Linguists and scientists are also fascinated by how people learn non-native languages. For instance, a University of Delaware study of 24 native English speakers attempting to understand Mandarin Chinese focused on the roles of the brain’s left and right hemispheres in language acquisition.

The study, which included brain scans of the students, found that the left hemisphere of the brain, which is identified as the language learning side, took a back seat to the right hemisphere. The process of distinguishing acoustic details of sounds, the researchers say, happens on the right side of the brain, a finding that could help with the learning of foreign languages.

No matter the learner’s age or level of fluency in understanding two or more languages, experts love to look at the brain to determine our way with words.

Ping Li, a professor of psychology and linguistics at Pennsylvania State University told Psychology Today that learning the many facets of a language means using the many parts of the brain. Despite the claim by commercial products, he said, people cannot learn a language in a day. The brain needs time to work through it all.

Li explains: “The lexicon engages the frontal and parietal cortical regions, phonology uses your frontal and temporal regions, orthography uses your occipital and temporal-parietal regions, syntax engages your frontal and subcortical regions, and pragmatics relies on both the left and the right hemispheres.”

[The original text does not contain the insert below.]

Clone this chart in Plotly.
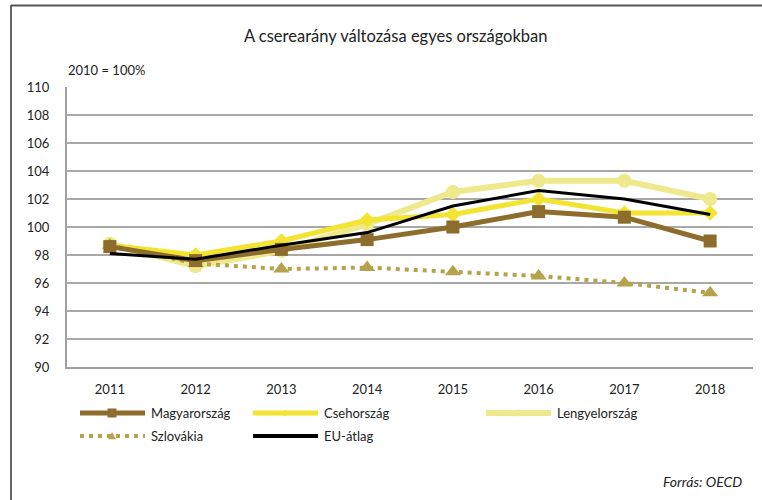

Take a Train or Start a War?

Even though Li contends that programs promising quick mastery of a language shouldn’t be believed, technology might help. For Stafford, it all depends on how you want to learn a language.

After downloading a language learning app, Stafford noted that it aimed to put a language’s words in order to express certain meanings, but it lacked one noticeable learning mechanism: interaction with people who speak the language. “It doesn’t show how people react to it,” he said. “So, am I really learning it? No.”

To test how well language programs teach based on potential interactions, he downloaded another application that allowed him to speak into his phone, with the promise that the program would analyze his pronunciation and offer corrections.

The word for a train station in French is “gare.” The French word for war is “guerre.” Stafford says they sound similar. He said “guerre” to the application, and it informed him he was 75% accurate in pronunciation. For people learning French, that’s not enough, he said. “What if I asked someone to help me find the “gare” but I didn’t pronounce it correctly and the person said to me, ‘Why are you talking to me about the war?'”

No matter how natural or hard it is to learn a language, how you learn it matters, according to Stafford.

“A big point of linguistics is, what is the motivation of learning the language?” he said. “That’s way more important than anything else.”